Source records
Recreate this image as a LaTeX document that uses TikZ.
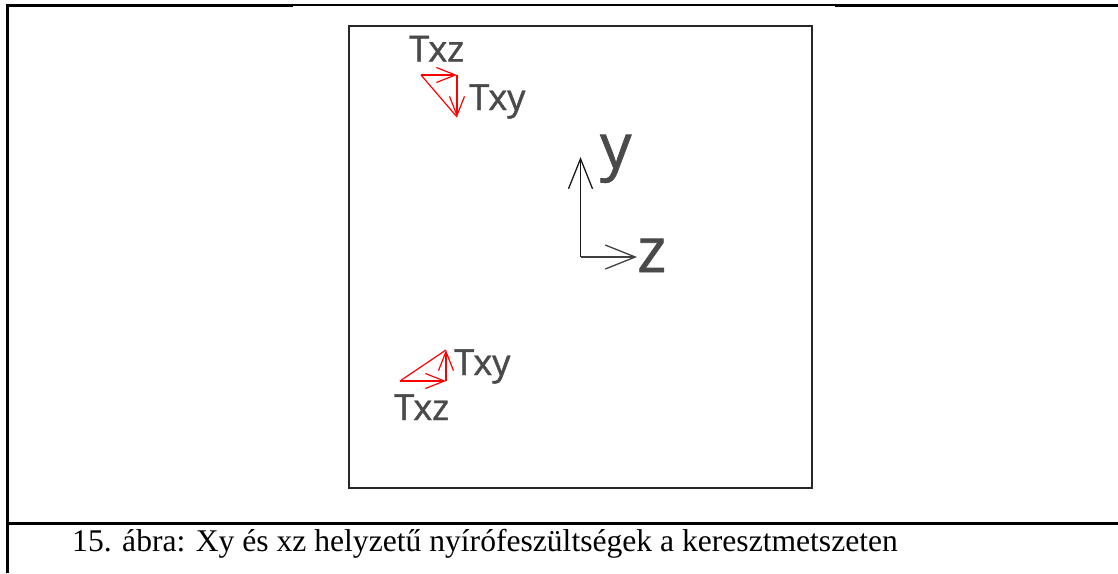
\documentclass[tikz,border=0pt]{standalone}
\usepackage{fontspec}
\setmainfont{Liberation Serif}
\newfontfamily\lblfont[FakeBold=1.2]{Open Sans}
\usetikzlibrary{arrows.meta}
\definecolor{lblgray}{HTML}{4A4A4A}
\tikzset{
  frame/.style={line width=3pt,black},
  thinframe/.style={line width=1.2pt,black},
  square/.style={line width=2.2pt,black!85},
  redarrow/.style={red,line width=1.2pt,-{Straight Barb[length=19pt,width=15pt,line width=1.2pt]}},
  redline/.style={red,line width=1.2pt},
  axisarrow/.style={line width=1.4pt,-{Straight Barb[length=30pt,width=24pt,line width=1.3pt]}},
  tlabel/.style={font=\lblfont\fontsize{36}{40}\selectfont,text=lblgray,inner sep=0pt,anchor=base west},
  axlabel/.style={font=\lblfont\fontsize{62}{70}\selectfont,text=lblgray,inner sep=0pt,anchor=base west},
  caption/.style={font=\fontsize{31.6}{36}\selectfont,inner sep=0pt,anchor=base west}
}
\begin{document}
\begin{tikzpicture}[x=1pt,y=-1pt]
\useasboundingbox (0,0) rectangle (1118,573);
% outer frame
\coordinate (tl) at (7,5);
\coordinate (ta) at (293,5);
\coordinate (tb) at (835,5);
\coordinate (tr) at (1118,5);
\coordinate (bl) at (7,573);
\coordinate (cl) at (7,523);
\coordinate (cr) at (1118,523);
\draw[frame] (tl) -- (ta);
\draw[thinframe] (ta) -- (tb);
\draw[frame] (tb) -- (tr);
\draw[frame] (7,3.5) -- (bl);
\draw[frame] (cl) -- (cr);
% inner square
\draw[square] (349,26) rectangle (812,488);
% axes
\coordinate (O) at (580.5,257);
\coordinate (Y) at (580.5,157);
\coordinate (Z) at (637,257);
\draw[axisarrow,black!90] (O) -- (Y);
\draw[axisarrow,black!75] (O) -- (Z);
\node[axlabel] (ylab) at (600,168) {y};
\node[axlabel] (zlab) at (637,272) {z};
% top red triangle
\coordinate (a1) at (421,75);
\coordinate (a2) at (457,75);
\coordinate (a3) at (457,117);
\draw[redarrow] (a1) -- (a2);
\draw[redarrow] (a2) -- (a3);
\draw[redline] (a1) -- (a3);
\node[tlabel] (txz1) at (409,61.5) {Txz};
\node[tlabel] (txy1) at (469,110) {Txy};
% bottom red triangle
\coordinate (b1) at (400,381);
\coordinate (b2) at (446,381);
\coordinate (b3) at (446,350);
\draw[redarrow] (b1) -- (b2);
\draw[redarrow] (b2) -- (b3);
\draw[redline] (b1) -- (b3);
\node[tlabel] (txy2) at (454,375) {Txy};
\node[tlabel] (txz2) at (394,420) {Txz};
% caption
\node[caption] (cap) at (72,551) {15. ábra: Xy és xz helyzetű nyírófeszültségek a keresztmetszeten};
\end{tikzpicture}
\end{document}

* * *

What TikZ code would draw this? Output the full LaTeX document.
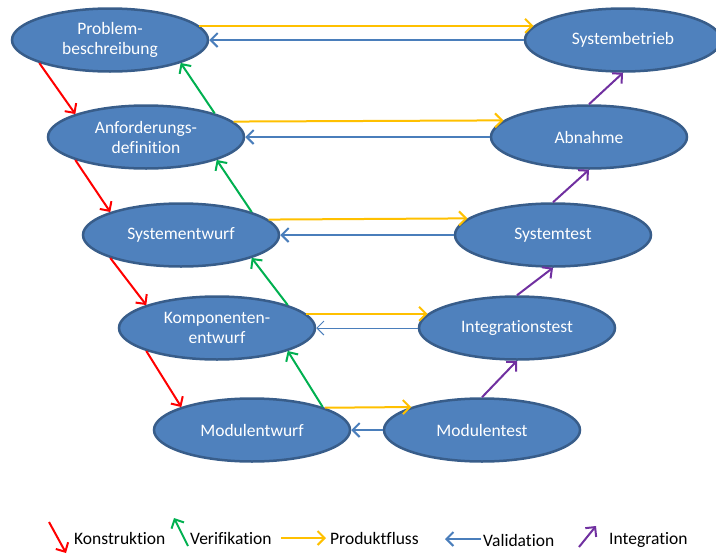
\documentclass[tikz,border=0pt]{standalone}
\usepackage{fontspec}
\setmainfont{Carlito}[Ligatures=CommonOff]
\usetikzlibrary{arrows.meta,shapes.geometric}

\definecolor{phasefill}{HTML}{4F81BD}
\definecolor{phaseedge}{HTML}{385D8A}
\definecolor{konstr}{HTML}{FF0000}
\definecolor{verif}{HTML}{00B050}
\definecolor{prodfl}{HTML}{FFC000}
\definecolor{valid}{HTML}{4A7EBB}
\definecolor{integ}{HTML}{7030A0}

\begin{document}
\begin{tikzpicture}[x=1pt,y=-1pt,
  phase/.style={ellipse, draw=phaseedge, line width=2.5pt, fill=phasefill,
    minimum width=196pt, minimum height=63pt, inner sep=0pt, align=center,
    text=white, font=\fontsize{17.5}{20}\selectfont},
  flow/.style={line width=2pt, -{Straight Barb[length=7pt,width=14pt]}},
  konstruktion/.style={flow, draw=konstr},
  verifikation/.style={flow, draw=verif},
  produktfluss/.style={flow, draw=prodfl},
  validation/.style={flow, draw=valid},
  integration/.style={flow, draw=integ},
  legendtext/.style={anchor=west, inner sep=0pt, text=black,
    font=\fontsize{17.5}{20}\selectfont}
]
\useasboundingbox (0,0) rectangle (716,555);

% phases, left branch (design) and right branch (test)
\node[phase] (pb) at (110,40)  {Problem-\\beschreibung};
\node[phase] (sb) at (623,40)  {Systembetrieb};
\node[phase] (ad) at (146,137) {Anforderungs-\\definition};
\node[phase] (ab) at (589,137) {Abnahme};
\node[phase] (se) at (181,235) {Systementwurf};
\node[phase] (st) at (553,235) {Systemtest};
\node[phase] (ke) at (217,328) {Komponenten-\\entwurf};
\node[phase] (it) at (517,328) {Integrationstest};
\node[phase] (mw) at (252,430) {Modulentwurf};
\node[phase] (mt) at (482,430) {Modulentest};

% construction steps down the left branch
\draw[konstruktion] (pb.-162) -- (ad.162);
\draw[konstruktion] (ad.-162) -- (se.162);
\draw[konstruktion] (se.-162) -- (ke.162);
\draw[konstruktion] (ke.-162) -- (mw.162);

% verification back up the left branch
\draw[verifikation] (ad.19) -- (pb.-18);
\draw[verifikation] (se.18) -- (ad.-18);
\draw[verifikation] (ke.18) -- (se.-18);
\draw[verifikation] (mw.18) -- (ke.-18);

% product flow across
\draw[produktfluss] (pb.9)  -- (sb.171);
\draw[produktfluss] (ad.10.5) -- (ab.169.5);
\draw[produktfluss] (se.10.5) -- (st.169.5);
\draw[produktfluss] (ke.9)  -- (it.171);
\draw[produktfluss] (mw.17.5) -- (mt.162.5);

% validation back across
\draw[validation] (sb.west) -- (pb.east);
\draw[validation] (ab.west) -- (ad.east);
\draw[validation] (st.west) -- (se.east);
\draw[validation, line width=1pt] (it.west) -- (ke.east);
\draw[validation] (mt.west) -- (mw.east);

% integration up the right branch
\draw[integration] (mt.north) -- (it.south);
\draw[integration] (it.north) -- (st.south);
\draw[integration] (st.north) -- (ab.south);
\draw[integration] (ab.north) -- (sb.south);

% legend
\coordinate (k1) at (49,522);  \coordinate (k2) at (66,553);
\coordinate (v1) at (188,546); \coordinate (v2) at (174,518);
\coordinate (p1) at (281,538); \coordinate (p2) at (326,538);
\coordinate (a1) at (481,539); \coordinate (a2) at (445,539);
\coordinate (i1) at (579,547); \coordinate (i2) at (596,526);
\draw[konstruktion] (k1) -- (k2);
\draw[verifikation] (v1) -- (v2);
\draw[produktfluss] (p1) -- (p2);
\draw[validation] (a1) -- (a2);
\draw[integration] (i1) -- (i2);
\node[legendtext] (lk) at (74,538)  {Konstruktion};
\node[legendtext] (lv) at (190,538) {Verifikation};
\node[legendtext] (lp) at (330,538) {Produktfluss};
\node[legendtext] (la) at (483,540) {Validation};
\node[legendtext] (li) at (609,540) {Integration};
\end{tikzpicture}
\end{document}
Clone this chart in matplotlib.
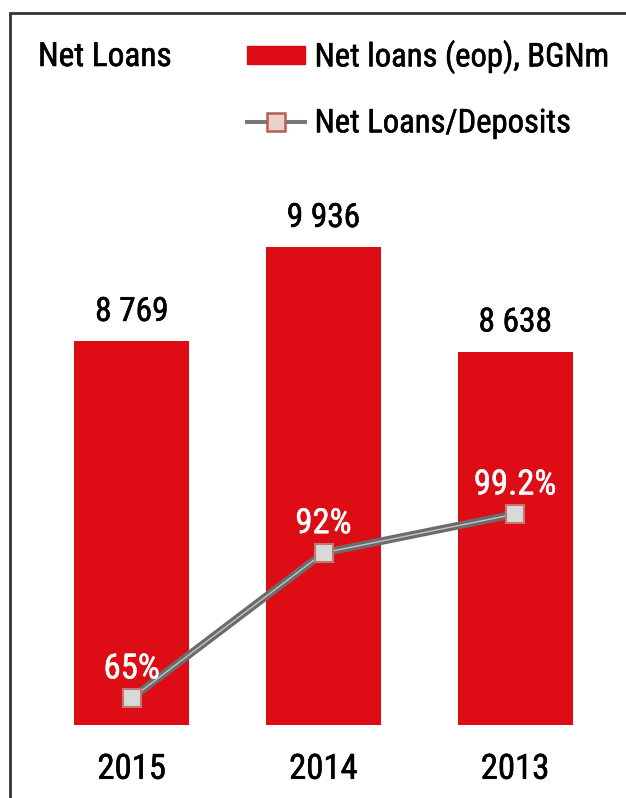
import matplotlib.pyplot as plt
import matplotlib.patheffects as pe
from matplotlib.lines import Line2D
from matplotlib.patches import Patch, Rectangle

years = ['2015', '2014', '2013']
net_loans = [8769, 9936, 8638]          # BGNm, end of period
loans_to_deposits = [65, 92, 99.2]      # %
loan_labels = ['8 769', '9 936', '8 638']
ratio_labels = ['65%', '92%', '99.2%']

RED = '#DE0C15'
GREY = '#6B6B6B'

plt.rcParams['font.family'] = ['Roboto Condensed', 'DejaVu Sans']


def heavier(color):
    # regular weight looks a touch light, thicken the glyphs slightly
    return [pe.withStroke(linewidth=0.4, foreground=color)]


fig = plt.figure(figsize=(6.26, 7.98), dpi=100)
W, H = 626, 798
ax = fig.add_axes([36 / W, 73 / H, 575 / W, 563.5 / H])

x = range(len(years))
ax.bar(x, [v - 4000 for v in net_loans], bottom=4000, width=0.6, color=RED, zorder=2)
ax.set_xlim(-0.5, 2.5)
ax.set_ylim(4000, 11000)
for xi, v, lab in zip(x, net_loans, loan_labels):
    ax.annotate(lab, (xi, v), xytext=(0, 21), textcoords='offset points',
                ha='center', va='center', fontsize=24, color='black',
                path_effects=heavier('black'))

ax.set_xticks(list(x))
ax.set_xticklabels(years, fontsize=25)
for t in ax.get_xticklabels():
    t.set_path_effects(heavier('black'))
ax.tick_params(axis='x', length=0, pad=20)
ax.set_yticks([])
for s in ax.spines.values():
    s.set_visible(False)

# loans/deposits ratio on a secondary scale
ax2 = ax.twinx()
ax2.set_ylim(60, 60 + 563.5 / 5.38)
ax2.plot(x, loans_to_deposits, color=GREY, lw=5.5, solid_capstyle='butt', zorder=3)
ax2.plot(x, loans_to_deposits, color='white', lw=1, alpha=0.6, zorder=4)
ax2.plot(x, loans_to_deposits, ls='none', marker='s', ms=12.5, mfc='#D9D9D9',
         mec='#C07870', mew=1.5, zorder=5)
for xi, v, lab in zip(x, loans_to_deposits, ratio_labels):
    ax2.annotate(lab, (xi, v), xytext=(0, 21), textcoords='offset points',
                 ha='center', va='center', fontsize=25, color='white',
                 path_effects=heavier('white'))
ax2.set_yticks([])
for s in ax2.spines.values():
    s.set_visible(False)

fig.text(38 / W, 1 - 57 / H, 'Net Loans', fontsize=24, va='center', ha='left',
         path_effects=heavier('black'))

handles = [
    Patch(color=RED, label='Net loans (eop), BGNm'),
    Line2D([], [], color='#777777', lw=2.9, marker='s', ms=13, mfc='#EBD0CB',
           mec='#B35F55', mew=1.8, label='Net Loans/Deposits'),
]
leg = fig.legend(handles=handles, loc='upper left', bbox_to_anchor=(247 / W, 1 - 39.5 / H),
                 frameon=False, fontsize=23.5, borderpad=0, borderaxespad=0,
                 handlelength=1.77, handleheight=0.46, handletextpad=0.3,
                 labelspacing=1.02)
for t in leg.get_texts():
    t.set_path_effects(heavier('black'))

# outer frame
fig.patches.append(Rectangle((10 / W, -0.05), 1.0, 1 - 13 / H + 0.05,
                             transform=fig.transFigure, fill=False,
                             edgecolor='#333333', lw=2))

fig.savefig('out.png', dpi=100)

◆ **What this task involves**:
Extract the stretch of lines that begins at the line with "Clone this chart in matplotlib." and ends at the line with "from matplotlib.patches import", inclusive. Omit every picture.

◆ **Final result**:
Clone this chart in matplotlib.
import matplotlib.pyplot as plt
import matplotlib.patheffects as pe
from matplotlib.lines import Line2D
from matplotlib.patches import Patch, Rectangle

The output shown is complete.